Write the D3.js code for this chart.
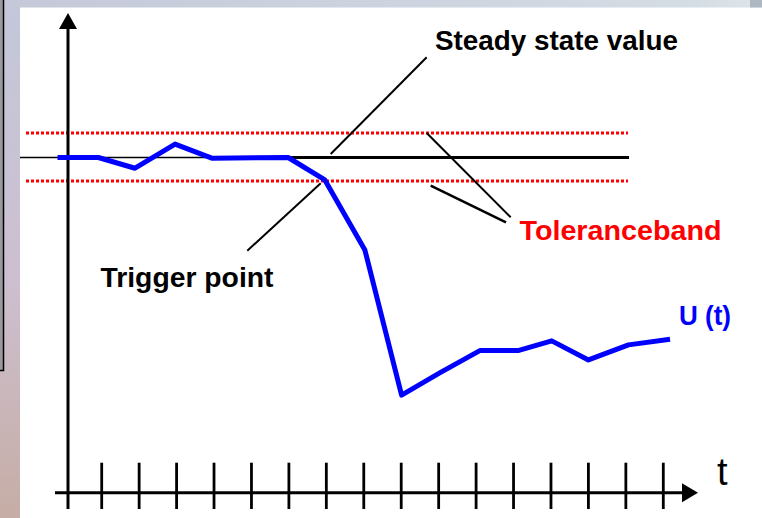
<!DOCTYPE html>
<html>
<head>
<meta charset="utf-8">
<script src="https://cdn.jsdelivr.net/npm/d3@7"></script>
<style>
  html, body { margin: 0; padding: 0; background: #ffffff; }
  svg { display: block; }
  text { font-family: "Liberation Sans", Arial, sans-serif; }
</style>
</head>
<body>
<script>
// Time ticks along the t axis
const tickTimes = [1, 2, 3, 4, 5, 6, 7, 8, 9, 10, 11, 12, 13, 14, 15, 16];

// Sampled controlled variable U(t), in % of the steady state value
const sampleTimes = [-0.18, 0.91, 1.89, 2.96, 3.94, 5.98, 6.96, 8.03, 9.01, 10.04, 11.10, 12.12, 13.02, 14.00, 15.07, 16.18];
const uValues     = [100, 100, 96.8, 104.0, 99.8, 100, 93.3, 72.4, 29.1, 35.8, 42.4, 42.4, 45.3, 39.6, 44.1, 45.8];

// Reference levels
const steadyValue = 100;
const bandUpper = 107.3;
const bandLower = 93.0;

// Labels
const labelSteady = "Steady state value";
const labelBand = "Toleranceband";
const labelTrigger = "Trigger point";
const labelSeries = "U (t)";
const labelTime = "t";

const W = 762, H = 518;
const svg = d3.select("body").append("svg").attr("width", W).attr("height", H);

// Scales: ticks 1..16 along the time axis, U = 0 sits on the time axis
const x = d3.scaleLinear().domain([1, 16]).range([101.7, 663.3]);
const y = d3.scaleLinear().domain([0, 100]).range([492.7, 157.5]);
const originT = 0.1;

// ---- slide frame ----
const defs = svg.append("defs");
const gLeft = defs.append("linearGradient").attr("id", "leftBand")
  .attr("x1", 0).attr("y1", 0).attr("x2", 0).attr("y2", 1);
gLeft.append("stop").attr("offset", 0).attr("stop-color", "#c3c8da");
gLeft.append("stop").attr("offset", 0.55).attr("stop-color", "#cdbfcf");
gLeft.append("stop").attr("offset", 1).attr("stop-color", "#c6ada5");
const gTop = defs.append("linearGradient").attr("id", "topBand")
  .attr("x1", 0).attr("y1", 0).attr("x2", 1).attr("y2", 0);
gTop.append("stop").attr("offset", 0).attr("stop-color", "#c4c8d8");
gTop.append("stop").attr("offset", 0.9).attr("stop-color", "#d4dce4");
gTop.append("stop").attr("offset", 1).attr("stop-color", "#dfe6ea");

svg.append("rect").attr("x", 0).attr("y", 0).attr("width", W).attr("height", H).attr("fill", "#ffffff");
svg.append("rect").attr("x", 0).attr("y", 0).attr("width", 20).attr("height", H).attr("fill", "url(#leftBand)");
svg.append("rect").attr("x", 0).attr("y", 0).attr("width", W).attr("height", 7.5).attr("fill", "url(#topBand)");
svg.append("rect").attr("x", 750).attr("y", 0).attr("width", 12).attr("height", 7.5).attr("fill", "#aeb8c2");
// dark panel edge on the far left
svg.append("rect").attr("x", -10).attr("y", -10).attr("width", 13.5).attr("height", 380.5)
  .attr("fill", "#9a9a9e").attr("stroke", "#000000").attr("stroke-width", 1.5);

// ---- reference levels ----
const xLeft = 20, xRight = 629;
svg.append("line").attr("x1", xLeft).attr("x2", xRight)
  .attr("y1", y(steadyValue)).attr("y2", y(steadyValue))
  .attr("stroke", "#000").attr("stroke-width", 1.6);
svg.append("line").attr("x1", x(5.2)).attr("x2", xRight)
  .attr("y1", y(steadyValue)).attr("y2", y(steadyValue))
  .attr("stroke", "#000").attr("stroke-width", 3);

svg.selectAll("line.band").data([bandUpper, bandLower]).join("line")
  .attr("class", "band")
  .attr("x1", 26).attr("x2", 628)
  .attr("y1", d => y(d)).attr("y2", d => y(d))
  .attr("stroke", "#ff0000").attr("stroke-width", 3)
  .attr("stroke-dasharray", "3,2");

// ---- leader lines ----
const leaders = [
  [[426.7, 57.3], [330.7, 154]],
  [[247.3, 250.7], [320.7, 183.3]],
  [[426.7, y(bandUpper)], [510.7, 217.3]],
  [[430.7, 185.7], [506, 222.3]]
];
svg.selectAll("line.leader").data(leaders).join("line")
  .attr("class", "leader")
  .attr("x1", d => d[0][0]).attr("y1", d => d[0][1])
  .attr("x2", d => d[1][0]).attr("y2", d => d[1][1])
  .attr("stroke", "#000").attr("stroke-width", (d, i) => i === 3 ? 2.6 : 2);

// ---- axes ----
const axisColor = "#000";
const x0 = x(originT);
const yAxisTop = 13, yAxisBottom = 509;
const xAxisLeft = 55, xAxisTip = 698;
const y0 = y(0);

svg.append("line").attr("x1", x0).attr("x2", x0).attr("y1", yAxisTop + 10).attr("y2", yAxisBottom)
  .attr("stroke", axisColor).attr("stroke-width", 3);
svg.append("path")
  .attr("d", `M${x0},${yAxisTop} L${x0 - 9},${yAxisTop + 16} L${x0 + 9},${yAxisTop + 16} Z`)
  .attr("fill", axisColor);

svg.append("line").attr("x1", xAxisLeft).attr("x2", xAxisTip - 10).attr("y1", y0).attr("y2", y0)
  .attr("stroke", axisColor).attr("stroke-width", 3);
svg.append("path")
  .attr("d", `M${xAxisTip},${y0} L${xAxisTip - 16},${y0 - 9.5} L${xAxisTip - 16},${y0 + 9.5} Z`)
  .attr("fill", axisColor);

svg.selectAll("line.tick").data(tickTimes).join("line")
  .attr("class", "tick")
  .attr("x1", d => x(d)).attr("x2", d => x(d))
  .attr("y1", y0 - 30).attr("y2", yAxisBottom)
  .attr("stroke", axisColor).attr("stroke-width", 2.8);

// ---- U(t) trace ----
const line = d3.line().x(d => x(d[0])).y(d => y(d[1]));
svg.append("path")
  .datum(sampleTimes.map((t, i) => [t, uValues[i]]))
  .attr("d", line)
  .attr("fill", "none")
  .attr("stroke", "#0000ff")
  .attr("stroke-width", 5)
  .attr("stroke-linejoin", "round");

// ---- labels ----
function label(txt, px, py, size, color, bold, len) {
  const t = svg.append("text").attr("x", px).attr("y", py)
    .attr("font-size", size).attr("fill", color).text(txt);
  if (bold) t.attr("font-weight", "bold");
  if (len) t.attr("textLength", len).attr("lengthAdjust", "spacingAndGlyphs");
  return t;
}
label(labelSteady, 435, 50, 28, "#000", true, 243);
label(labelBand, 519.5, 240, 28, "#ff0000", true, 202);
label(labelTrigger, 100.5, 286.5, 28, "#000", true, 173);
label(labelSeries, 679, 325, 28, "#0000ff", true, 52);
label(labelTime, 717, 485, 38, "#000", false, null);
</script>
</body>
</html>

◇ ◇ ◇

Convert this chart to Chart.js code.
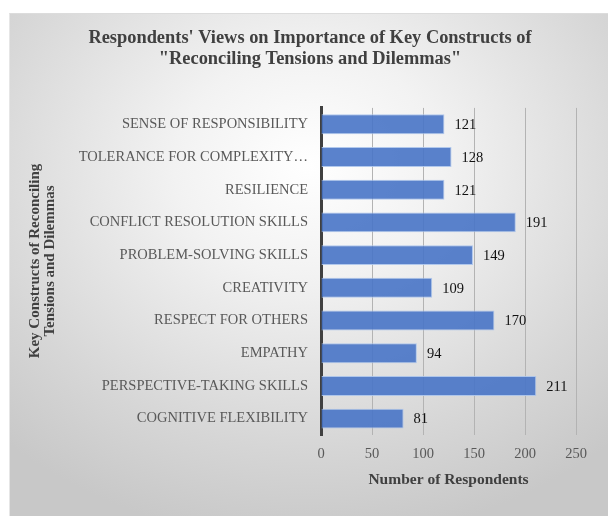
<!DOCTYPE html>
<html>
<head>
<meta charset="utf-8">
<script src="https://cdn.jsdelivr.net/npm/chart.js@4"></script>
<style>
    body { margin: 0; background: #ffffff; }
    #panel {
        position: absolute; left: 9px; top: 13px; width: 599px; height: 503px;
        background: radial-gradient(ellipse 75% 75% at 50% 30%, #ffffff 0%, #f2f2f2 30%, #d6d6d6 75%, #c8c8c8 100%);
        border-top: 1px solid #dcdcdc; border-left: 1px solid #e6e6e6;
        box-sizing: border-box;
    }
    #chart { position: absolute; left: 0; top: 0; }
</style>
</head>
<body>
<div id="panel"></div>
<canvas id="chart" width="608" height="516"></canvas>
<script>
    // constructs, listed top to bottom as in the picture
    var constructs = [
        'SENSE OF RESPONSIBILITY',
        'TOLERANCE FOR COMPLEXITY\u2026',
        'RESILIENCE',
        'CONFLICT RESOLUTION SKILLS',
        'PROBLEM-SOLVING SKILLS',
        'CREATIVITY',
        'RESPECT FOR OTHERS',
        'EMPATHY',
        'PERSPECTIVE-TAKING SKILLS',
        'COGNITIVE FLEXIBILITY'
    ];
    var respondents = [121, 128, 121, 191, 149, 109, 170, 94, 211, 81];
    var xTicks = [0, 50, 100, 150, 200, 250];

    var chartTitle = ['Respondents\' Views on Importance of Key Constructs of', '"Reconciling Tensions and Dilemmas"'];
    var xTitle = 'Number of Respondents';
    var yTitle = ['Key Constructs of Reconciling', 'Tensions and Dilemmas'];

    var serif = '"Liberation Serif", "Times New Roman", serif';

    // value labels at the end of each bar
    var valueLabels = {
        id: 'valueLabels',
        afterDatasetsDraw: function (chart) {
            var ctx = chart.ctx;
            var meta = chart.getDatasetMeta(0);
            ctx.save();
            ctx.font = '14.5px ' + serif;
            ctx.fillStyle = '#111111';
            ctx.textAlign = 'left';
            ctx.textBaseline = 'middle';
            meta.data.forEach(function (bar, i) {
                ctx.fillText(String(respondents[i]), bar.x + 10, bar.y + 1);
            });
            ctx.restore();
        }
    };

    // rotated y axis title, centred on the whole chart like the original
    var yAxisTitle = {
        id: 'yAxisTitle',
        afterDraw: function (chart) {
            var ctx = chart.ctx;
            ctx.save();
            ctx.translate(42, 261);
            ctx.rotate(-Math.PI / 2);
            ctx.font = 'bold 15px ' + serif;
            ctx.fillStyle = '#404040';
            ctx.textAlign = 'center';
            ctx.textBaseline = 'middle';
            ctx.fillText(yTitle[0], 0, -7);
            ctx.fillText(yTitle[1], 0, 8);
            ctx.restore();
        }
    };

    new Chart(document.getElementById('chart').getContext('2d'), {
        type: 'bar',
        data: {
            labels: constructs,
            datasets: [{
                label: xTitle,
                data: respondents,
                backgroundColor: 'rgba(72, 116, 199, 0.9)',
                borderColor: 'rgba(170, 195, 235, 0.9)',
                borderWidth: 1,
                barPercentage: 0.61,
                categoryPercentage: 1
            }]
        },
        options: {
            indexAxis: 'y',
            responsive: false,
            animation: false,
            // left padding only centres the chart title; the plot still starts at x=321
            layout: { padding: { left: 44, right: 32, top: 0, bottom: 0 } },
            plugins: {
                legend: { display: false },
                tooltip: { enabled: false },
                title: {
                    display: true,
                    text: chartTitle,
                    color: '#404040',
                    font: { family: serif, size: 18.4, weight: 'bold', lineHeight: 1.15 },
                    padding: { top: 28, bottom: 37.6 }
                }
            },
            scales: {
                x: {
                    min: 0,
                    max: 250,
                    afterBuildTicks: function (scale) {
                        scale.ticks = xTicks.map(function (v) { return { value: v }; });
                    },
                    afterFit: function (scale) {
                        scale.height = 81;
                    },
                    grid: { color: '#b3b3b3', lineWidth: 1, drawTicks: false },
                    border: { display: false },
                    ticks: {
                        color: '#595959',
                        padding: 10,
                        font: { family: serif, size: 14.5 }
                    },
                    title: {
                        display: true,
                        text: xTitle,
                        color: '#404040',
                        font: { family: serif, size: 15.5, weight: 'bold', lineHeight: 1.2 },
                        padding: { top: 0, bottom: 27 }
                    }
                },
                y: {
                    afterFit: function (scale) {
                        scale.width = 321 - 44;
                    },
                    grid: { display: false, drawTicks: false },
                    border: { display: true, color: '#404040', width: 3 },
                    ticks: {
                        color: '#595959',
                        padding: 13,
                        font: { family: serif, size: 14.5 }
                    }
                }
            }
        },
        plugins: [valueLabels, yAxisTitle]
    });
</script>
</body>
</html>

◇ ◇ ◇

DO THIS:
Count the lines of the data that include the string "code", and give only that number.

SOLUTION TO THE PROBLEM:
2